The United Nations Conference on Trade and Development (UNCTAD) cited that the international trade is expected to rebound in 2024, reversing the 2023 downturn.

  • The report was released by the United Nations Conference on Trade and Development (UNCTAD).
  • Reasons for the economic growth in 2024
    1. Overall, moderating global inflation and improving economic growth forecasts suggest a reversal of the downward trends.
    2. Additionally, rising demand for environmental goods should boost trade in 2024.
  • Findings in India (on an annual basis for 2023)
    1. The export growth saw a 6% contraction.
    2. Services exports from India grew by 14%.
    3. The services sector witnessed an 8% year-on-year growth, while trade in goods experienced a 5% decline compared to 2022.
    4. The export growth saw a 6% contraction.
    5. Services exports from India saw a 14% growth in 2023.

Bahais

  • Bahais are members of a religious movement that originated in Iran in the 19th century.
  • They believe that all religions come from the same source and that all people are equal, regardless of their race, gender, or nationality.
  • They also believe in the oneness of humanity and devote themselves to the abolition of racial, class, and religious prejudices.
  • It has no priesthood and does not observe ritual forms in its worship.

Eturnagaram Wildlife Sanctuary

Telangana is presently grappling with forest fires in Tadvai region of Eturnagaram Wildlife Sanctuary in Mulugu and Amrabad Tiger Reserve.

  • It was declared as a wildlife reserve in 1953.
  • The vegetation here is tropical dry deciduous.
  • The sanctuary is bordered by the Laknavaram Lake.
  • The perennial river Dayyam Vagu flows through this sanctuary.
  • The sanctuary is also famous for the Sammakka Saralamma Jatara.
  • Sammakka Saralamma Jatara is a tribal festival for honouring the goddesses’ Sammakka and Saralamma.

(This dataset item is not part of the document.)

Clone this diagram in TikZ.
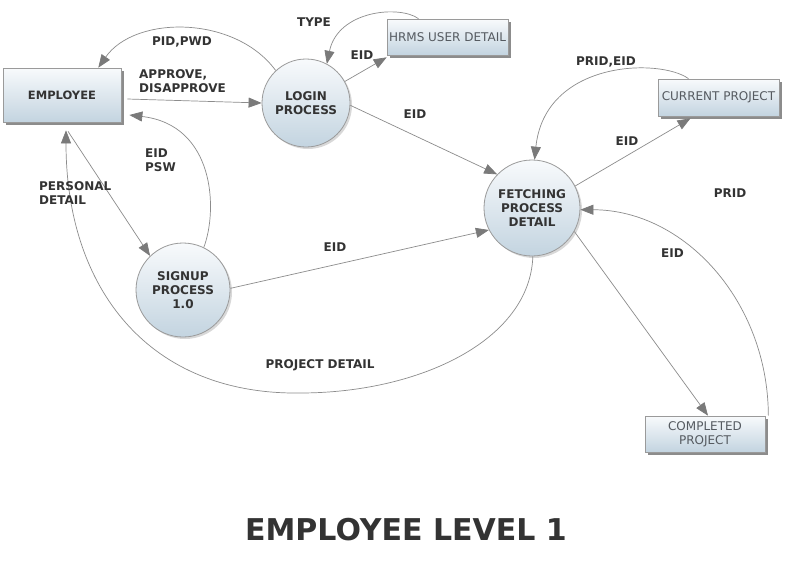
\documentclass[tikz,border=0pt]{standalone}
\usepackage{fontspec}
\setmainfont{DejaVu Sans}
\usetikzlibrary{arrows.meta,shadows}
\definecolor{txt}{HTML}{333333}
\definecolor{stxt}{HTML}{555A60}
\definecolor{ln}{HTML}{8C8C8C}
\definecolor{ahd}{HTML}{7A7A7A}
\definecolor{topc}{HTML}{F8FAFC}
\definecolor{botc}{HTML}{C3D4E0}
\definecolor{brd}{HTML}{9A9A9A}
\tikzset{
  proc/.style={circle, draw=brd, line width=0.8pt, top color=topc, bottom color=botc,
    inner sep=0pt, align=center, font=\fontsize{12}{14}\selectfont\bfseries, text=txt,
    drop shadow={shadow xshift=2pt,shadow yshift=-2pt,opacity=0.3}},
  store/.style={rectangle, draw=brd, line width=0.7pt, top color=topc, bottom color=botc,
    inner sep=1pt, align=center, font=\fontsize{12}{14}\selectfont, text=stxt,
    drop shadow={shadow xshift=3pt,shadow yshift=-3pt,fill=black!60,opacity=0.75}},
  ext/.style={store, font=\fontsize{11.5}{14}\selectfont\bfseries, text=txt},
  flow/.style={draw=ln, line width=0.7pt, -{Triangle[length=13pt,width=10pt,color=ahd]}},
  lbl/.style={font=\fontsize{12}{14}\selectfont\bfseries, text=txt, inner sep=0pt, align=left}
}
\begin{document}
\begin{tikzpicture}[x=1pt,y=-1pt]
\useasboundingbox[fill=white] (0,0) rectangle (792,570);

% nodes
\node[ext, minimum width=118pt, minimum height=54pt] (E) at (62,95) {EMPLOYEE};
\node[proc, minimum size=88pt] (L) at (306,103) {LOGIN\\PROCESS};
\node[store, minimum width=121pt, minimum height=36pt] (H) at (447.5,37) {HRMS USER DETAIL};
\node[proc, minimum size=96pt] (F) at (532,208) {FETCHING\\PROCESS\\DETAIL};
\node[proc, minimum size=94pt] (S) at (183,290) {SIGNUP\\PROCESS\\1.0};
\node[store, minimum width=121pt, minimum height=37pt] (CP) at (718.5,97.5) {CURRENT PROJECT};
\node[store, minimum width=120pt, minimum height=36pt] (CO) at (705,434) {COMPLETED\\PROJECT};
\coordinate (pd) at (300,393);

% connectors
\draw[flow] (L.133) .. controls (235,15) and (135,15) .. (E.37);
\draw[flow] ([xshift=6pt,yshift=-4pt]E.east) -- (L.west);
\draw[flow] (L.29) -- ([yshift=-2pt]H.south west);
\draw[flow] ([xshift=-29pt]H.north) .. controls (400,5) and (338,10) .. (L.62);
\draw[flow] (L.-3) -- (F.136);
\draw[flow] ([xshift=-30pt]CP.north) .. controls (660,58) and (545,60) .. (F.87);
\draw[flow] (F.27) -- ([xshift=-28pt,yshift=-2pt]CP.south);
\draw[flow] ([xshift=3pt]CO.north east) .. controls (768,302) and (685,210) .. (F.-2);
\draw[flow] (F.-29) -- ([xshift=3pt]CO.north);
\draw[flow] (F.-89) .. controls (530,340) and (420,393) .. (pd) .. controls (150,395) and (66,290) .. ([xshift=4pt,yshift=-8pt]E.south);
\draw[flow] ([xshift=6pt,yshift=-9pt]E.south) -- (S.134);
\draw[flow] (S.64) .. controls (218,210) and (215,125) .. ([xshift=8pt,yshift=-20pt]E.east);
\draw[flow] (S.2) -- (F.207);

% labels
\node[lbl] (l1) at (314,22) {TYPE};
\node[lbl] (l2) at (182,42) {PID,PWD};
\node[lbl] (l3) at (362,55) {EID};
\node[lbl, anchor=north west] (l4) at (139,69) {APPROVE,\\DISAPPROVE};
\node[lbl, anchor=north west] (l5) at (145,149) {EID\\PSW};
\node[lbl, anchor=north west] (l6) at (39,181) {PERSONAL\\DETAIL};
\node[lbl] (l7) at (335,247) {EID};
\node[lbl] (l8) at (320,365.5) {PROJECT DETAIL};
\node[lbl] (l9) at (415,114.5) {EID};
\node[lbl] (l10) at (606,61.5) {PRID,EID};
\node[lbl] (l11) at (627,141) {EID};
\node[lbl] (l12) at (730,193.5) {PRID};
\node[lbl] (l13) at (672.5,253.5) {EID};

% title
\node[font=\fontsize{30}{36}\selectfont\bfseries, text=txt, inner sep=0pt] (T) at (406,530) {EMPLOYEE LEVEL 1};
\end{tikzpicture}
\end{document}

Javan Tiger (Panthera tigris sondaica)

The Javan tiger, declared extinct in 2008, recently gave hope that a single hair found on the Java island in 2019 has been DNA-tested and is found to belong to the extinct species.

  • Distribution – Javan Tiger is a now extinct subspecies of tiger endemic to the island of Java in Indonesia.
  • It was one of the 3 Indonesian tiger subspecies, the Javan tiger, the Bali tiger, and the Sumatran tiger, all evolved from a single tiger ancestor called the Sunda tiger.
  • Distinction – Javan tigers were smaller on average, closely related Bali tigers had long, thin stripes and a narrow face.
  • Habitat – They lived in tropical forests, evergreen forests, mangrove swamps, grasslands, mountains and savannahs.